How powerful is online pornography? Well, it just single handedly took down Playboy magazine.
As part of a redesign that will be unveiled next March, the print edition of Playboy will still feature women in provocative poses. But they will no longer be fully nude.
Its executives admit that Playboy has been overtaken by the changes it pioneered. “That battle has been fought and won,” said Scott Flanders, the company’s chief executive. “You’re now one click away from every sex act imaginable for free. And so it’s just passé at this juncture.”
We should let that sink in for a moment. Online pornography has become 1) so widespread, 2) so economic and 3) so explicit that the most powerful and most famous "adult" publication in the world has to completely change its business model. Let the reader understand: This is happening not because people find Playboy offensive or immoral, but because they find it boring.
There are people who deny that pornography is addictive, or that its consumption gradually causes elevated levels of craving. If that's true, then there is simply no explanation for the utter triumph of hardcore, online pornography. There's no explanation for why executives at Playboy are admitting they can't compete with "every sex act imaginable." In a world where porn is a self-contained diversion, this doesn't happen. In a world where porn rewires the human brain to want more and more and get less and less, it happens.

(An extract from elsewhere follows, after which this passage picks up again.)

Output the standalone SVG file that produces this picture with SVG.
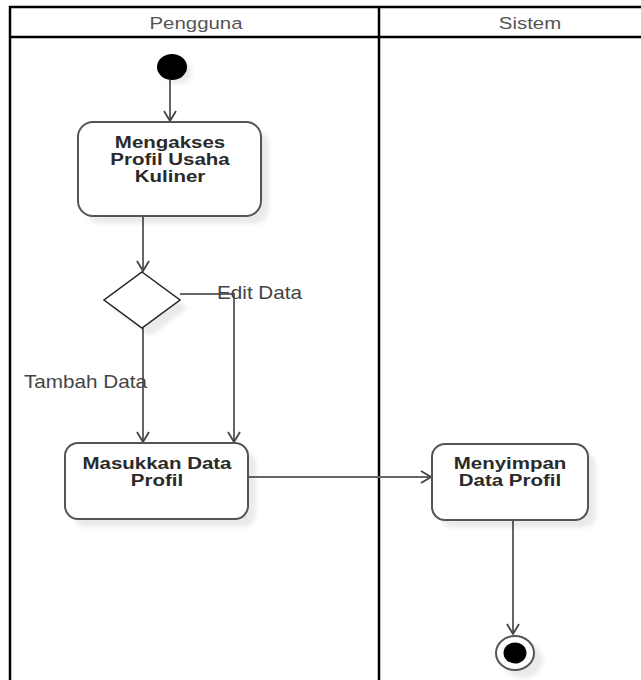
<svg xmlns="http://www.w3.org/2000/svg" width="641" height="680" viewBox="0 0 641 680">
  <defs>
    <style>
      .lane { fill: none; stroke: #000; stroke-width: 2.5; }
      .lane-title { font-family: "Liberation Sans", Arial, sans-serif; font-size: 17px; fill: #555; text-anchor: middle; }
      .act { fill: #fff; stroke: #555; stroke-width: 2; }
      .shadow { fill: #000; opacity: 0.08; filter: url(#soft); }
      .act-label { font-family: "Liberation Sans", Arial, sans-serif; font-size: 16px; font-weight: bold; fill: #2a2a2a; text-anchor: middle; }
      .guard { font-family: "Liberation Sans", Arial, sans-serif; font-size: 18px; fill: #444; }
      .flow { fill: none; stroke: #666; stroke-width: 2; marker-end: url(#open); }
      .decision { fill: #fff; stroke: #222; stroke-width: 1.5; }
    </style>
    <filter id="soft" x="-20%" y="-20%" width="140%" height="140%">
      <feGaussianBlur stdDeviation="2"/>
    </filter>
    <marker id="open" viewBox="0 0 12 14" refX="11" refY="7" markerWidth="12" markerHeight="14" markerUnits="userSpaceOnUse" orient="auto">
      <path d="M1,1 L11,7 L1,13" fill="none" stroke="#444" stroke-width="1.8"/>
    </marker>
  </defs>

  <!-- swimlanes -->
  <g id="lanes">
    <rect x="0" y="0" width="641" height="680" fill="#fff"/>
    <path class="lane" d="M10,680 V7 H645 M10,37 H645 M379,7 V680"/>
    <text class="lane-title" transform="translate(196,29) scale(1.2,1)">Pengguna</text>
    <text class="lane-title" transform="translate(530,29) scale(1.2,1)">Sistem</text>
  </g>

  <!-- connectors -->
  <g id="connectors">
    <path class="flow" d="M170,80 V121"/>
    <path class="flow" d="M143,216 V271"/>
    <path class="flow" d="M143,328 V442"/>
    <path class="flow" d="M180,294 H234 V442"/>
    <path class="flow" d="M248,477 H431"/>
    <path class="flow" d="M513,520 V634"/>
  </g>

  <g id="start">
    <ellipse cx="178" cy="72" rx="14" ry="12" class="shadow"/>
    <ellipse cx="172" cy="67" rx="15" ry="13" fill="#000"/>
  </g>

  <g id="mengakses">
    <rect x="86" y="130" width="183" height="94" rx="15" class="shadow"/>
    <rect x="78" y="122" width="183" height="94" rx="15" class="act"/>
    <text class="act-label" transform="translate(170,148) scale(1.28,1)">Mengakses</text>
    <text class="act-label" transform="translate(170,165) scale(1.28,1)">Profil Usaha</text>
    <text class="act-label" transform="translate(170,182) scale(1.28,1)">Kuliner</text>
  </g>

  <g id="decision">
    <polygon points="150,280 188,308 150,336 112,308" class="shadow"/>
    <polygon points="142,272 180,300 142,328 104,300" class="decision"/>
  </g>

  <g id="guards">
    <text class="guard" transform="translate(217,299) scale(1.15,1)">Edit Data</text>
    <text class="guard" transform="translate(24,388) scale(1.15,1)">Tambah Data</text>
  </g>

  <g id="masukkan">
    <rect x="73" y="451" width="183" height="76" rx="13" class="shadow"/>
    <rect x="65" y="443" width="183" height="76" rx="13" class="act"/>
    <text class="act-label" transform="translate(157,469) scale(1.28,1)">Masukkan Data</text>
    <text class="act-label" transform="translate(157,486) scale(1.28,1)">Profil</text>
  </g>

  <g id="menyimpan">
    <rect x="440" y="452" width="156" height="76" rx="13" class="shadow"/>
    <rect x="432" y="444" width="156" height="76" rx="13" class="act"/>
    <text class="act-label" transform="translate(510,469) scale(1.28,1)">Menyimpan</text>
    <text class="act-label" transform="translate(510,486) scale(1.28,1)">Data Profil</text>
  </g>

  <g id="end">
    <ellipse cx="523" cy="660" rx="20" ry="18" class="shadow"/>
    <ellipse cx="515" cy="653" rx="19" ry="17" fill="#fff" stroke="#555" stroke-width="2"/>
    <ellipse cx="515" cy="653" rx="11.5" ry="10.5" fill="#000"/>
  </g>
</svg>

Oh, and one more note, especially for parents. The smartphone your child is using? It has apps, and those apps–the same apps that all your child's friends use every day–have what Playboy now aspires to.
The magazine will adopt a cleaner, more modern style, said Mr. Jones, who as chief content officer also oversees its website. There will still be a Playmate of the Month, but the pictures will be “PG-13” and less produced — more like the racier sections of Instagram.
Don't want to give your 13 year old a free, lifetime subscription to Playboy? Skip the iPhone.